Upcoming Special Colloquia
Palmer, Shelley
palmer.14 at osu.edu
Tue Jan 26 14:51:50 EST 2016
There are two more Special Colloquia this week in the Smith Seminar Room - a reception will be held 15 minutes prior to each Colloquium. Please mark your calendars to attend these Special talks. Details below:
Speaker: Eric Feng (Argonne National Laboratory)
Date: Wednesday, January 27, 2016
Time: 11:00 am
Place: 1080 PRB
Title: "The Higgs Boson: A portal to New Physics at the LHC"

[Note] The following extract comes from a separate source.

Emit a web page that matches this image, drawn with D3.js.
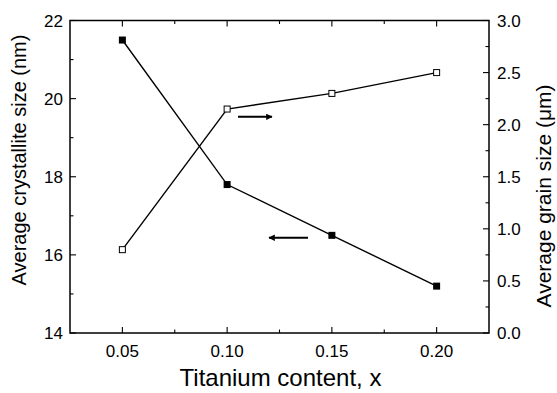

Abstract: "Our spectacular discovery of the Higgs boson at the CERN Large Hadron Collider in 2012 put the crown jewel on the Standard Model of fundamental particles and interactions. But deep questions about the unnaturally light Higgs boson mass, matter-antimatter asymmetry, dark matter, and other key features of the universe remain unanswered. Our measurements of the Higgs boson's couplings and parity, as well as searches for additional Higgs particles, have given us a bright new spotlight to look for supersymmetry and other exciting new phenomena that may solve these problems. I will describe our latest results in the Higgs sector with the higher-energy ATLAS data, as well as the promising prospects
for future discovery."
Speaker: Jeanie Lau (UC-Riverside)
Date: Thursday, January 28, 2016
Time: 3:30 pm
Place: 1080 PRB
Title: "Quantum Transport and Electron Interactions in Few-Layer Atomic Membranes"
Two dimensional materials constitute an exciting and unusually tunable platform for investigation of both fundamental phenomena and electronic applications. Here I will present our results on transport measurements on high mobility few-layer graphene and phosphorene devices. In bilayer and trilayer graphene devices with mobility as high as 400,000 cm2/V, we observe intrinsic gapped states at the charge neutrality point, arising from electronic interactions. This state is identified to be a layer antiferromagnetic state with broken time reversal symmetry. In another few-layer graphene system, ABA-stacked trilayer graphene consists of multiple Dirac bands, where crystal symmetry protects the spin degenerate counter-propagating edge modes resulting in σxx = 4e2/h. At even higher magnetic fields, the crystal symmetry is broken in by electron-electron interactions and the n=0 quantum Hall state develops an insulating phase with non-monotonic dependence on temperature and magnetic field. Our findings indicate the role of crystal and spin symmetry in generation of topological phases in multiple Dirac bands. At finite doping, we explore the tunable integer and fractional quantum Hall states and Landau level crossings in these few-layer systems. Finally, I will present our recent results on quantum oscillations and weak localization in air-stable, few-layer phosphorene devices. Our results underscore the fascinating many-body physics in these 2D membranes.